> Exercise description
Copy every line in which the string "that" occurs.

> Entries supplied

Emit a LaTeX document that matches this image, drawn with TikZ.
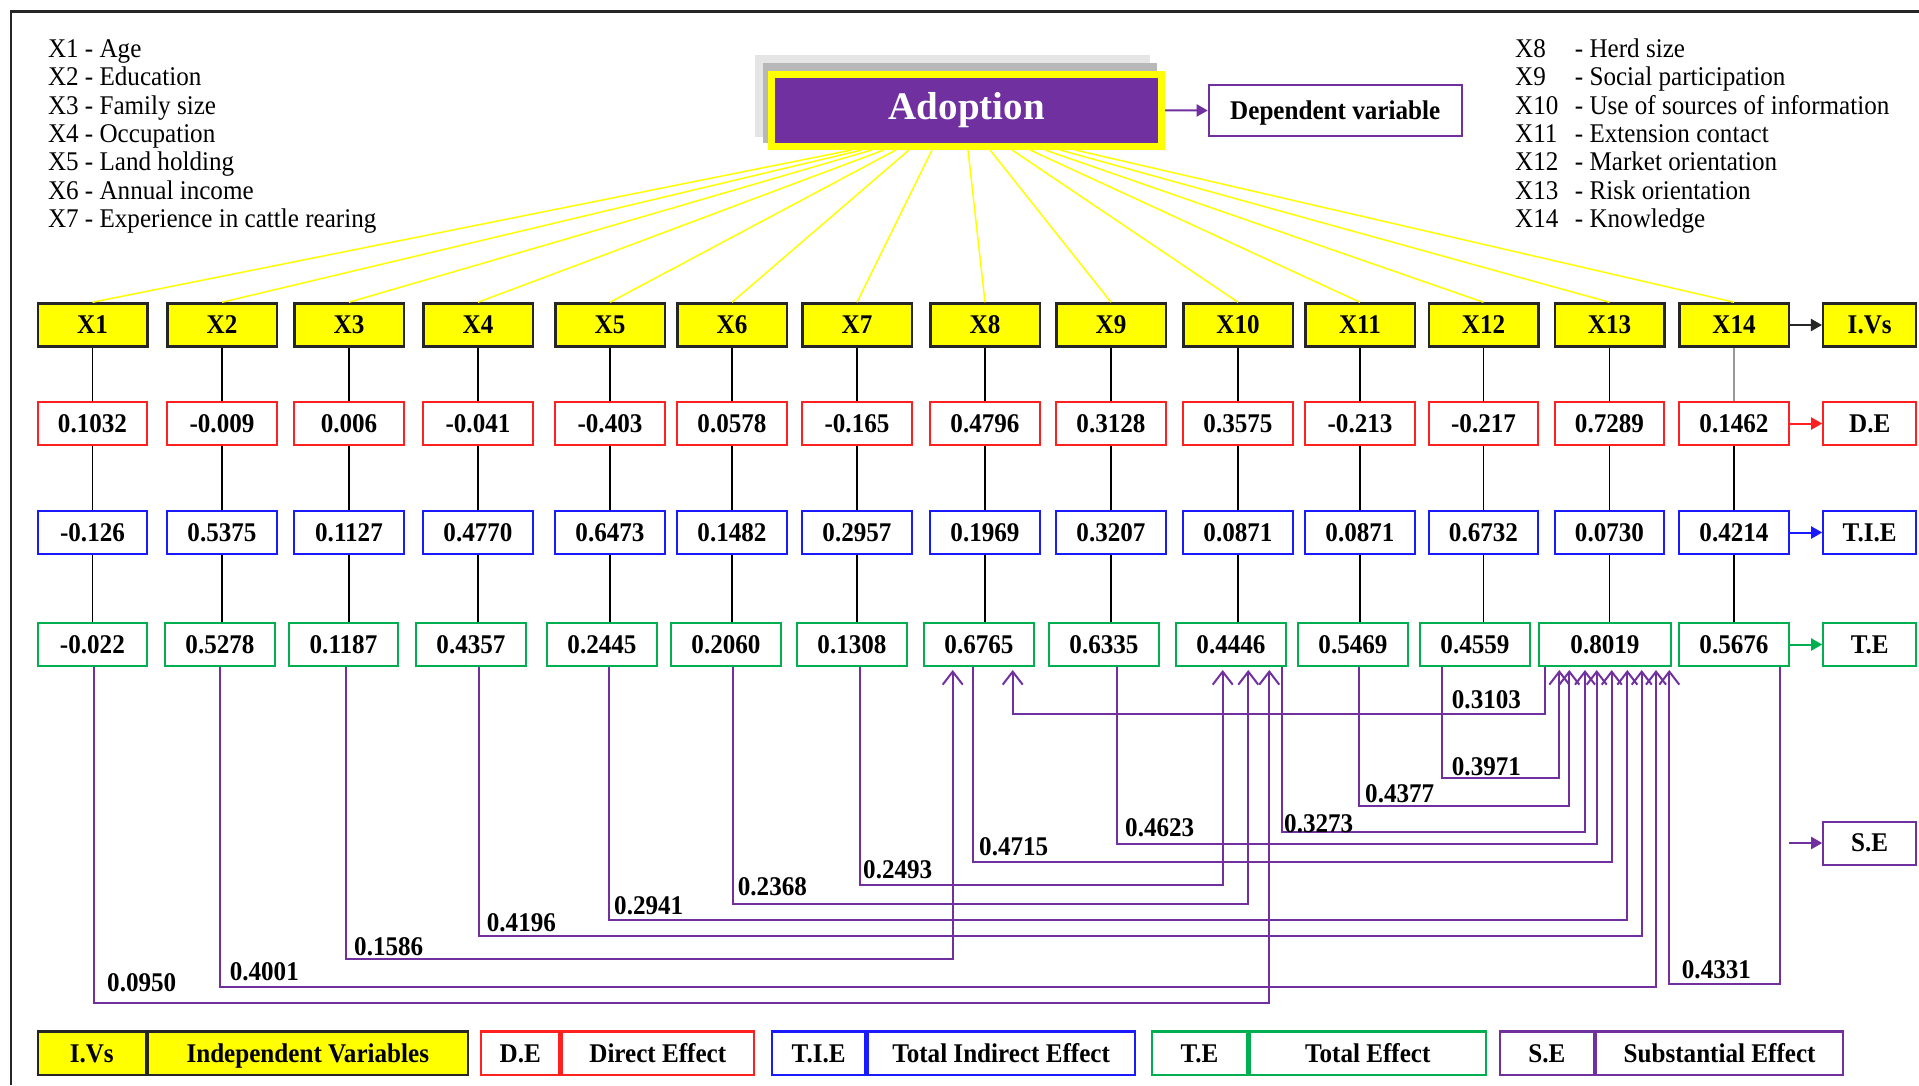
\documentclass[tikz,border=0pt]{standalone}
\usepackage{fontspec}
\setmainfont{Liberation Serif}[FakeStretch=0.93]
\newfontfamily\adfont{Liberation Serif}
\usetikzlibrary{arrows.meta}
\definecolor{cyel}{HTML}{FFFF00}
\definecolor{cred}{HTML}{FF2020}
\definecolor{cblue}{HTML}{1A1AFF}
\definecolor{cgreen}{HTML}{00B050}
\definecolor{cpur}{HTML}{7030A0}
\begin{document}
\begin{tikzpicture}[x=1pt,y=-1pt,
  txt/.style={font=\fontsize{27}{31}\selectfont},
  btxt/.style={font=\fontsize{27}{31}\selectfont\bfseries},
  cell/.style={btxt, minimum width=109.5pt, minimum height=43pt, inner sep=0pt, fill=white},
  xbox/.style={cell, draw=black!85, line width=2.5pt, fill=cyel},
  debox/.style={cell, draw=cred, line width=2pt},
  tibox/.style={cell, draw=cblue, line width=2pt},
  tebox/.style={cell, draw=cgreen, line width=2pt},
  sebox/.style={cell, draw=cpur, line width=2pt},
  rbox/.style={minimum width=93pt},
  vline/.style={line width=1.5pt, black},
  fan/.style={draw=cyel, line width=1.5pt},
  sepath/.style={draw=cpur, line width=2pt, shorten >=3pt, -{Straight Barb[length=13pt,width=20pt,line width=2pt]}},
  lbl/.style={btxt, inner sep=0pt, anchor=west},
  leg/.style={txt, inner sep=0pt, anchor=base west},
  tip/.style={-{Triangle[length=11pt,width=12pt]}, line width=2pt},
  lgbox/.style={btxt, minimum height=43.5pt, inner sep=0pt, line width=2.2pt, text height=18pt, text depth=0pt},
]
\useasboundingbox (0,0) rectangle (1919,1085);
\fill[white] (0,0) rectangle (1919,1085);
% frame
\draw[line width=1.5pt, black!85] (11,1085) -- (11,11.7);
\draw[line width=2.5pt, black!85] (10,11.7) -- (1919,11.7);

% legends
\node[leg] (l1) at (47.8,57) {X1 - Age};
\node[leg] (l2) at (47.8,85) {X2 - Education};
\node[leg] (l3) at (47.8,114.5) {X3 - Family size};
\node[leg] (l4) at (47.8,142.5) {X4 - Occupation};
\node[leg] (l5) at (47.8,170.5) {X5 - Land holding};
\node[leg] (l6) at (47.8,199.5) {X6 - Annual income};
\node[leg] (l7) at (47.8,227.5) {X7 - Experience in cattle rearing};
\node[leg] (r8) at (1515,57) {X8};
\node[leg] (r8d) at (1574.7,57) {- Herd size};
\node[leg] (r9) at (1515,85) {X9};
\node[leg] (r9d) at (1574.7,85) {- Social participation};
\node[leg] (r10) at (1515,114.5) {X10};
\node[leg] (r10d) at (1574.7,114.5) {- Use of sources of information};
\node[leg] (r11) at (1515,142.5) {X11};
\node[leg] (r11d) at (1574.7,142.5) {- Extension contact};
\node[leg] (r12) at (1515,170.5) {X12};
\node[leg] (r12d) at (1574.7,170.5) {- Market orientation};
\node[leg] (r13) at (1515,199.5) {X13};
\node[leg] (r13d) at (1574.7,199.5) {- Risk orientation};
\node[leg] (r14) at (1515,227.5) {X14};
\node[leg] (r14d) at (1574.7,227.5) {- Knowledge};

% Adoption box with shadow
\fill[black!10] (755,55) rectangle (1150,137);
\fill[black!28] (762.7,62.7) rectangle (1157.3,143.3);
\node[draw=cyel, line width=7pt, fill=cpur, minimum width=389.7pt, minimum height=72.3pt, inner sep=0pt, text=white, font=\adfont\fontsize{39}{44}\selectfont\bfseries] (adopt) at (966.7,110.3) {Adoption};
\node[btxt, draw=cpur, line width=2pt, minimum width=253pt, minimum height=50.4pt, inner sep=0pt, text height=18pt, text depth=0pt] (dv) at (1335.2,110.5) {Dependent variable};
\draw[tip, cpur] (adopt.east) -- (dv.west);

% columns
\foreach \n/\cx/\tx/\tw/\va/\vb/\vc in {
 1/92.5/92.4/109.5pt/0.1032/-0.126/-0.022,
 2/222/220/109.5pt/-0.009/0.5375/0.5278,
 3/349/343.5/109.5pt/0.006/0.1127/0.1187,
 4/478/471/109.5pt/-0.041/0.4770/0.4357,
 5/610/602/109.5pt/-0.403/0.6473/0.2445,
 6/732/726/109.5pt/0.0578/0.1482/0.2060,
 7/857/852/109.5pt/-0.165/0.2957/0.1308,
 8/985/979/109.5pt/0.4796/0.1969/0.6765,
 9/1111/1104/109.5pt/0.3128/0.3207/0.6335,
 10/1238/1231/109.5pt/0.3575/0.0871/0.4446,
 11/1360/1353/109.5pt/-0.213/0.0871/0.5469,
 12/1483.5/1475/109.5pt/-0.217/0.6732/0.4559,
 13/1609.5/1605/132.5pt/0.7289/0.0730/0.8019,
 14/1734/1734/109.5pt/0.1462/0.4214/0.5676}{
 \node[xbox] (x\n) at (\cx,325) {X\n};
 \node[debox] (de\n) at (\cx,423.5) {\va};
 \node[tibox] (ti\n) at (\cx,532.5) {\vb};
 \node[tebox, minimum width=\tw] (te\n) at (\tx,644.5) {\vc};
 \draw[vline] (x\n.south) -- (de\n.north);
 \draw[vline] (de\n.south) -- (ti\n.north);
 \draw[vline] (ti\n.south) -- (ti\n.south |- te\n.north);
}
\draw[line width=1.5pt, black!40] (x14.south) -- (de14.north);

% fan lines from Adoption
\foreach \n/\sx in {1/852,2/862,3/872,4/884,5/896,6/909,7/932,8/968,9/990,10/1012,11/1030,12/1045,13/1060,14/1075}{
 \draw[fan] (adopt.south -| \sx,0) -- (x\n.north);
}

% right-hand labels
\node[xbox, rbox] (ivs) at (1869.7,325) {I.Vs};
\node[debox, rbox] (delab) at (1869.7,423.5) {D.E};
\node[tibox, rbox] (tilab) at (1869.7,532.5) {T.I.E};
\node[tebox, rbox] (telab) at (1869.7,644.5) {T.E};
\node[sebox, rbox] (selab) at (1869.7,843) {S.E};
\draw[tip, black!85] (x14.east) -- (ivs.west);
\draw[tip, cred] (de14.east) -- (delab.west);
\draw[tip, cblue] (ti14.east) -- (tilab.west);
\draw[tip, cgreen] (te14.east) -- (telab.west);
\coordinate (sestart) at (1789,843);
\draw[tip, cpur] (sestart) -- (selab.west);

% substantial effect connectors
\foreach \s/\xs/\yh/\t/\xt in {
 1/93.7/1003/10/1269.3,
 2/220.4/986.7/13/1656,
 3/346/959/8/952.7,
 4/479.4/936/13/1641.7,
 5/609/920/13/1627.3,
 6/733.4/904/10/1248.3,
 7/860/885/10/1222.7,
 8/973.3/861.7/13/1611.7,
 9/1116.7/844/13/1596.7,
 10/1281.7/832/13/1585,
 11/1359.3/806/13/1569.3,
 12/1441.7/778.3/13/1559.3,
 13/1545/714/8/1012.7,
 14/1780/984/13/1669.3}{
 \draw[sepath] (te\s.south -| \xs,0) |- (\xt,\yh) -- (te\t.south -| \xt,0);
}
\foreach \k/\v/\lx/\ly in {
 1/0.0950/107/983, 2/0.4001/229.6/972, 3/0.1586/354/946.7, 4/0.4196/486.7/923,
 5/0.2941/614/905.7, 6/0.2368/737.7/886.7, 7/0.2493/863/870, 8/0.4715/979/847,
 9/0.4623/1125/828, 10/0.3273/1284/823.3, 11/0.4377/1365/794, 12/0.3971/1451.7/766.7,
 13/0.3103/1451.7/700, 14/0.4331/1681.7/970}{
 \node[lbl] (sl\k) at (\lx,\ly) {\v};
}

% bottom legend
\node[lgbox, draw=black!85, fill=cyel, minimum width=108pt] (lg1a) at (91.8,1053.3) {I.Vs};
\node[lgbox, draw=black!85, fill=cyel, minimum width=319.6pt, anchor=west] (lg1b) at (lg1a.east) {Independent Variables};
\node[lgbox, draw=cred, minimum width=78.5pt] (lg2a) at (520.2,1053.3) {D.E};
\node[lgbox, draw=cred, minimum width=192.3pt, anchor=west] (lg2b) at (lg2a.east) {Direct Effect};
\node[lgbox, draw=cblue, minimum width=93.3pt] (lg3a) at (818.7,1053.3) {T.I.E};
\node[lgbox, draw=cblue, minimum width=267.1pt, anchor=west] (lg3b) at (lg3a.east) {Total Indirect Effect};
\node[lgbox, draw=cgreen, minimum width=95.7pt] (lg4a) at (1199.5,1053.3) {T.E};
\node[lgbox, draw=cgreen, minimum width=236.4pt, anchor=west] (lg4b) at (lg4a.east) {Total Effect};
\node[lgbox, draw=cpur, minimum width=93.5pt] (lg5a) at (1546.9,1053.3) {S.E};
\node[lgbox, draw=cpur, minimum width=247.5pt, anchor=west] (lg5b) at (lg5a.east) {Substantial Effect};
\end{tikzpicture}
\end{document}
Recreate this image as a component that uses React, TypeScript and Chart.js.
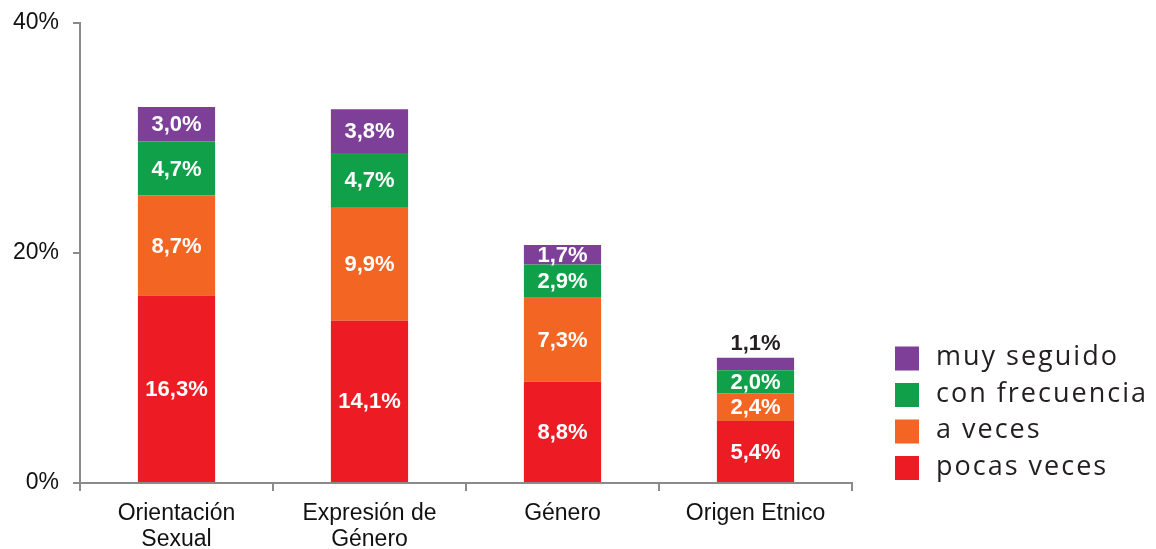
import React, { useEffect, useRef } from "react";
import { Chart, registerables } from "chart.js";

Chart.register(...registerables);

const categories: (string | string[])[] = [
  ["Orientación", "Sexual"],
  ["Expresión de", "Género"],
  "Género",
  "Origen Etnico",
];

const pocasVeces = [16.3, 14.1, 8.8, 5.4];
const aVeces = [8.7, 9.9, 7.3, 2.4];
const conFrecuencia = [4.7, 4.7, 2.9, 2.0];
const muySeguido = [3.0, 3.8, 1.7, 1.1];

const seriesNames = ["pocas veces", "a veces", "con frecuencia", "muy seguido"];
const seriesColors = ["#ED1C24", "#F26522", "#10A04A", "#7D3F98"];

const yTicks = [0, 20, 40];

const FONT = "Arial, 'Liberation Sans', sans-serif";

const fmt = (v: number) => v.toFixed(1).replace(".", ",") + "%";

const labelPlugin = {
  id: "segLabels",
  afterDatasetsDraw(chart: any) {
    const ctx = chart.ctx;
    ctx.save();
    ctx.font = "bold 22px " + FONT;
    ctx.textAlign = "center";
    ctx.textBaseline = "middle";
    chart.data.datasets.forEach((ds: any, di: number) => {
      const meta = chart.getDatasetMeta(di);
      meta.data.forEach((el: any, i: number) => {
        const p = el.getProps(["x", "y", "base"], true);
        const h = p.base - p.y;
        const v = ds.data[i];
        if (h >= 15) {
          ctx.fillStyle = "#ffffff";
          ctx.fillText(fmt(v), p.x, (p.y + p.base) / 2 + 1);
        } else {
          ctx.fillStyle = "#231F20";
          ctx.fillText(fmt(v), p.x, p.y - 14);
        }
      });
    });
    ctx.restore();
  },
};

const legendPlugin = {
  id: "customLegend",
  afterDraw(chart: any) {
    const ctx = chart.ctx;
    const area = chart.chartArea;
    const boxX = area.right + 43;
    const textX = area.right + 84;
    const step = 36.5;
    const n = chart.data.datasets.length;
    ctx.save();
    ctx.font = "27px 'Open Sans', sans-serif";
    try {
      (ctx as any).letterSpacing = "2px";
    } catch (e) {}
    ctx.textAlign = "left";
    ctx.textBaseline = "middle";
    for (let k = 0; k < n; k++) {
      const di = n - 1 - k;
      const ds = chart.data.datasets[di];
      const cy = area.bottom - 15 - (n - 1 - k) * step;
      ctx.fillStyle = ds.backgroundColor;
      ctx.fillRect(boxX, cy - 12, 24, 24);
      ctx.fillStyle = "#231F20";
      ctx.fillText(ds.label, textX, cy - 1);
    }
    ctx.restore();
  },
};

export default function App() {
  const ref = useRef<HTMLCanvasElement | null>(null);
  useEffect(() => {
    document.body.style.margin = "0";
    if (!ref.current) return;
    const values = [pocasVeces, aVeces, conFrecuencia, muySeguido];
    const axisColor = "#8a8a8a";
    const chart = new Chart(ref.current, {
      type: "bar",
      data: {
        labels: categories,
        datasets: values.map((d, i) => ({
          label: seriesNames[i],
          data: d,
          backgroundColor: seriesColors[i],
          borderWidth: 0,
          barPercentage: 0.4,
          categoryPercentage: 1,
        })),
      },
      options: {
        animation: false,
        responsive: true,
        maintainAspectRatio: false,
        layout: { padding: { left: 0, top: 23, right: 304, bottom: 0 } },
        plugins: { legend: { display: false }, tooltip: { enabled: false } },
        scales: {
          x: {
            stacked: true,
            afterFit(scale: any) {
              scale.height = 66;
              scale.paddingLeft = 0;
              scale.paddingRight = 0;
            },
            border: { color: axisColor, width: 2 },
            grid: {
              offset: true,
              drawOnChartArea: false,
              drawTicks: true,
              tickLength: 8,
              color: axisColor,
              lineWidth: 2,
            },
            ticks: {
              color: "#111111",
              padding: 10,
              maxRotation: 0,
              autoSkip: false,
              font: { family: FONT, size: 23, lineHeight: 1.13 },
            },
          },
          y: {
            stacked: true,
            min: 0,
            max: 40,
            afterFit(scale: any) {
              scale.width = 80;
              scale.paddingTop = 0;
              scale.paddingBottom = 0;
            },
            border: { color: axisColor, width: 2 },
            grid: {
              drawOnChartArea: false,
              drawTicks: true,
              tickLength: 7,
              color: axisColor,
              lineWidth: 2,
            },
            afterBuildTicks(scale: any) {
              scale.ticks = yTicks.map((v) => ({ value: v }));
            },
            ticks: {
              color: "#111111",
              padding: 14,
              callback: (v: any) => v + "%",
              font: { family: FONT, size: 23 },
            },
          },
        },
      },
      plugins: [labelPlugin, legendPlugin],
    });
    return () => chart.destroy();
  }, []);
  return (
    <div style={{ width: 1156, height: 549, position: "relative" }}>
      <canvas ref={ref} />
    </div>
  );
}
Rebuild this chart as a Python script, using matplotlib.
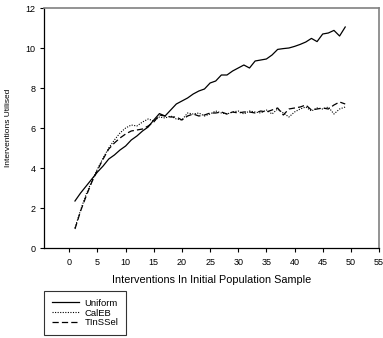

> Reply
Emit a LaTeX document that matches this image, drawn with TikZ.
Recreate this image as a component that uses React, TypeScript and Chart.js.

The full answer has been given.